Instructors may want to encourage students to use the table of contents and the Figure 2.12 model as advance organizers. The chapter introductions, written in a paragraph form, are not as accessibly organized as a bulleted list or semantic Web might be. Another possible improvement for a future edition would be to replace some secondary sources such as other texts with more peer-reviewed research.
The Web site quizzes should be downloadable from an obvious link. Given the legal implications mentioned earlier, faculty may only be able to use quizzes if imported to their own institution’s servers; therefore, the downloadable quiz should be in a format that can be imported into a learning management system with minimum adjustments. The authors should also include the reference for the PDF guidelines in the PDF document from the Web site. Without Adobe Professional, one cannot add the reference; therefore, to encourage those who download the file to follow copyright, the file should include an APA reference for Web site PDF documents.

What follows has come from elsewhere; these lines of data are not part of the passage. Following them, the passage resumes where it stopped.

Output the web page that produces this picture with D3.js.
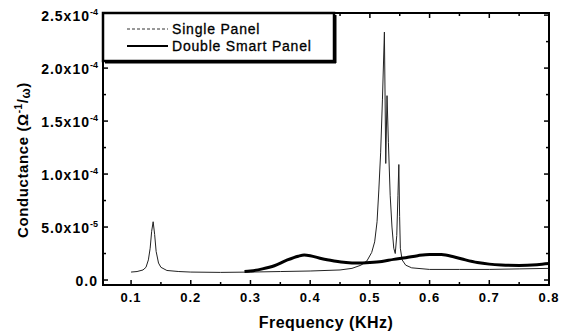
<!DOCTYPE html>
<html>
<head>
<meta charset="utf-8">
<script src="https://d3js.org/d3.v7.min.js"></script>
<style>
  body { margin: 0; background: #fff; }
  text { font-family: "Liberation Sans", Arial, sans-serif; fill: #000; }
</style>
</head>
<body>
<div id="chart"></div>
<script>
// Single Panel: frequency (KHz) and conductance (x1e-5)
var singleFreq = [0.100, 0.110, 0.120, 0.125, 0.129, 0.132, 0.1345, 0.137, 0.1395, 0.142, 0.146, 0.150, 0.160, 0.180,
  0.200, 0.250, 0.300, 0.350, 0.400, 0.450, 0.470, 0.485, 0.495, 0.503, 0.508, 0.512, 0.515, 0.518, 0.521,
  0.5243, 0.5266, 0.5287, 0.531, 0.534, 0.537, 0.540, 0.5425, 0.545, 0.547, 0.5485, 0.5498, 0.551,
  0.554, 0.560, 0.570, 0.600, 0.650, 0.700, 0.750, 0.800];
var singleG = [0.75, 0.8, 0.95, 1.2, 1.9, 3.0, 4.6, 5.5, 4.3, 2.7, 1.6, 1.2, 0.9, 0.8,
  0.75, 0.72, 0.75, 0.8, 0.85, 0.95, 1.1, 1.4, 1.8, 2.6, 3.6, 5.5, 8.5, 12, 17,
  23.4, 11, 17.4, 13, 8, 5, 3, 2.5, 4.2, 8, 10.9, 6, 3,
  1.9, 1.4, 1.15, 1.0, 1.0, 1.0, 1.05, 1.1];

// Double Smart Panel
var doubleFreq = [0.29, 0.30, 0.32, 0.34, 0.36, 0.38, 0.39, 0.40, 0.42, 0.44, 0.46, 0.48, 0.50, 0.52, 0.54,
  0.56, 0.58, 0.60, 0.62, 0.64, 0.66, 0.68, 0.70, 0.72, 0.75, 0.78, 0.80];
var doubleG = [0.8, 0.85, 1.05, 1.35, 1.85, 2.25, 2.36, 2.3, 2.0, 1.8, 1.65, 1.6, 1.65, 1.75, 1.95,
  2.1, 2.3, 2.42, 2.4, 2.2, 1.9, 1.65, 1.5, 1.42, 1.38, 1.45, 1.55];

var xTicks = [0.1, 0.2, 0.3, 0.4, 0.5, 0.6, 0.7, 0.8];
var yTicks = [0, 5e-5, 1e-4, 1.5e-4, 2e-4, 2.5e-4];
var yTickMant = ["0.0", "5.0x10", "1.0x10", "1.5x10", "2.0x10", "2.5x10"];
var yTickExp = ["", "-5", "-4", "-4", "-4", "-4"];
var seriesNames = ["Single Panel", "Double Smart Panel"];

(function () {
  var W = 567, H = 336;
  var pL = 103, pR = 549, pT = 13, pB = 285;

  var svg = d3.select("#chart").append("svg").attr("width", W).attr("height", H);

  var x = d3.scaleLinear().domain([0.053, 0.8]).range([pL, pR]);
  var y = d3.scaleLinear().domain([-0.47e-5, 2.52e-4]).range([pB, pT]);

  var singleData = singleFreq.map(function (f, i) { return [f, singleG[i] * 1e-5]; });
  var doubleData = doubleFreq.map(function (f, i) { return [f, doubleG[i] * 1e-5]; });

  var line = d3.line().x(function (d) { return x(d[0]); }).y(function (d) { return y(d[1]); });

  // minor ticks
  var xMinor = [0.15, 0.25, 0.35, 0.45, 0.55, 0.65, 0.75];
  var yMinor = [2.5e-5, 7.5e-5, 1.25e-4, 1.75e-4, 2.25e-4];

  var g = svg.append("g");
  function tick(x1, y1, x2, y2) {
    g.append("line").attr("x1", x1).attr("x2", x2).attr("y1", y1).attr("y2", y2)
      .attr("stroke", "#000").attr("stroke-width", 1.5);
  }
  xTicks.forEach(function (v) { tick(x(v), pB, x(v), pB - 5); tick(x(v), pT, x(v), pT + 5); });
  xMinor.forEach(function (v) { tick(x(v), pB, x(v), pB - 3); tick(x(v), pT, x(v), pT + 3); });
  yTicks.forEach(function (v) { tick(pL, y(v), pL + 5, y(v)); tick(pR, y(v), pR - 5, y(v)); });
  yMinor.forEach(function (v) { tick(pL, y(v), pL + 3, y(v)); tick(pR, y(v), pR - 3, y(v)); });

  // curves
  svg.append("path").datum(singleData).attr("d", line).attr("fill", "none").attr("stroke", "#222").attr("stroke-width", 1);
  svg.append("path").datum(doubleData).attr("d", line.curve(d3.curveMonotoneX)).attr("fill", "none").attr("stroke", "#000").attr("stroke-width", 3);

  // frame
  svg.append("rect").attr("x", pL).attr("y", pT).attr("width", pR - pL).attr("height", pB - pT)
    .attr("fill", "none").attr("stroke", "#000").attr("stroke-width", 2);

  // tick labels
  xTicks.forEach(function (v) {
    svg.append("text").attr("x", x(v)).attr("y", 302).attr("text-anchor", "middle")
      .style("font-size", "13px").style("font-weight", "bold").style("letter-spacing", "1px")
      .text(v.toFixed(1));
  });
  yTicks.forEach(function (v, i) {
    var t = svg.append("text").attr("x", 98).attr("y", y(v) + 6).attr("text-anchor", "end")
      .style("font-size", "14px").style("font-weight", "bold");
    t.append("tspan").style("letter-spacing", "1px").text(yTickMant[i]);
    if (yTickExp[i]) {
      t.append("tspan").attr("dy", -6).style("font-size", "9px").text(yTickExp[i]);
    }
  });

  // axis titles
  svg.append("text").attr("x", (pL + pR) / 2).attr("y", 328).attr("text-anchor", "middle")
    .style("font-size", "16px").style("font-weight", "bold").style("letter-spacing", "0.5px")
    .text("Frequency (KHz)");

  var yt = svg.append("text").attr("transform", "translate(28,160) rotate(-90)").attr("text-anchor", "middle")
    .style("font-size", "15px").style("font-weight", "bold").style("letter-spacing", "0.6px");
  yt.append("tspan").text("Conductance (\u03A9");
  yt.append("tspan").attr("dy", -6).style("font-size", "10px").text("-1");
  yt.append("tspan").attr("dy", 6).text("/");
  yt.append("tspan").attr("dy", 2).style("font-size", "12px").text("\u03C9");
  yt.append("tspan").attr("dy", -2).text(")");

  // legend
  var lg = svg.append("g");
  lg.append("rect").attr("x", pL).attr("y", pT).attr("width", 231).attr("height", 48)
    .attr("fill", "#fff").attr("stroke", "#000").attr("stroke-width", 2.5);
  lg.append("line").attr("x1", 105).attr("x2", 336).attr("y1", 62).attr("y2", 62).attr("stroke", "#000").attr("stroke-width", 3);
  lg.append("line").attr("x1", 335).attr("x2", 335).attr("y1", 15).attr("y2", 63).attr("stroke", "#000").attr("stroke-width", 3);

  lg.append("line").attr("x1", 127).attr("x2", 168).attr("y1", 29).attr("y2", 29)
    .attr("stroke", "#333").attr("stroke-width", 1).attr("stroke-dasharray", "3,2");
  lg.append("line").attr("x1", 127).attr("x2", 168).attr("y1", 46).attr("y2", 46)
    .attr("stroke", "#000").attr("stroke-width", 2);
  [0, 1].forEach(function (i) {
    lg.append("text").attr("x", 172).attr("y", 34 + 17 * i)
      .style("font-size", "14px").style("letter-spacing", "0.8px")
      .attr("stroke", "#000").attr("stroke-width", 0.3)
      .text(seriesNames[i]);
  });
})();
</script>
</body>
</html>
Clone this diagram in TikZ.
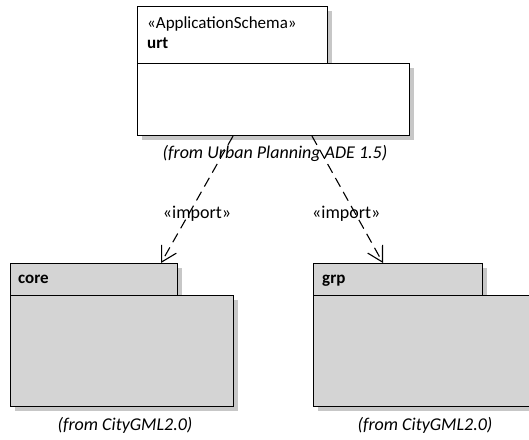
\documentclass[tikz,border=0pt]{standalone}
\usepackage{fontspec}
\setmainfont{Carlito}
\usetikzlibrary{positioning,shadows,arrows.meta}

\begin{document}
\begin{tikzpicture}[x=1pt, y=-1pt,
        pkg/.style={draw, line width=1.1pt, anchor=north west, inner sep=0pt,
            general shadow={fill=black!22, shadow xshift=4pt, shadow yshift=-4pt}},
        import/.style={line width=1.1pt, dash pattern=on 10pt off 6pt,
            -{Straight Barb[length=15pt, width=17pt]}},
        pkgname/.style={anchor=base west, inner sep=0pt, font=\fontsize{17}{20}\selectfont},
        note/.style={font=\fontsize{18}{20}\selectfont\itshape}
    ]
        \useasboundingbox (0,0) rectangle (529,439);

        % urt package
        \node[pkg, fill=white, minimum width=190, minimum height=57] (urttab) at (137,6) {};
        \node[pkg, fill=white, minimum width=272, minimum height=72] (urt) at (137,63) {};
        \node[pkgname] (urtstereo) at (147,28) {«ApplicationSchema»};
        \node[pkgname, font=\fontsize{17}{20}\selectfont\bfseries] (urtname) at (147,48) {urt};
        \node[note] (urtfrom) at (275,153) {(from Urban Planning ADE 1.5)};

        % core package
        \node[pkg, fill=black!17, minimum width=167, minimum height=32] (coretab) at (10,263) {};
        \node[pkg, fill=black!17, minimum width=223, minimum height=111] (core) at (10,295) {};
        \node[pkgname, font=\fontsize{17}{20}\selectfont\bfseries] (corename) at (18,283) {core};
        \node[note] (corefrom) at (125,425) {(from CityGML2.0)};

        % grp package
        \node[pkg, fill=black!17, minimum width=169, minimum height=32] (grptab) at (313,263) {};
        \node[pkg, fill=black!17, minimum width=220, minimum height=111] (grp) at (313,295) {};
        \node[pkgname, font=\fontsize{17}{20}\selectfont\bfseries] (grpname) at (322,283) {grp};
        \node[note] (grpfrom) at (425,425) {(from CityGML2.0)};

        \draw[import] ([xshift=96]urt.south west) -- ([xshift=151]coretab.north west)
        node[pos=0.61, font=\fontsize{18}{20}\selectfont, xshift=8] {«import»};
        \draw[import] ([xshift=175]urt.south west) -- ([xshift=70]grptab.north west)
        node[pos=0.61, font=\fontsize{18}{20}\selectfont, xshift=-9] {«import»};
    \end{tikzpicture}
\end{document}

The textbook features and complimentary Web resources guide for the novice designer to engage in one of the most challenging and complex design tasks—designing for instructor-led, online instruction. Davidson-Shivers and Rasmussen have tackled a formidable job, and the result fills a gap in the literature for the distance education course textbook-buying market, an especially tiny one when compared to the educational psychology one, for example. This fact alone moves the book into the labor-of-love category and one that graduate faculty should carefully consider adopting for any class in which students are learning to design Web-based courses.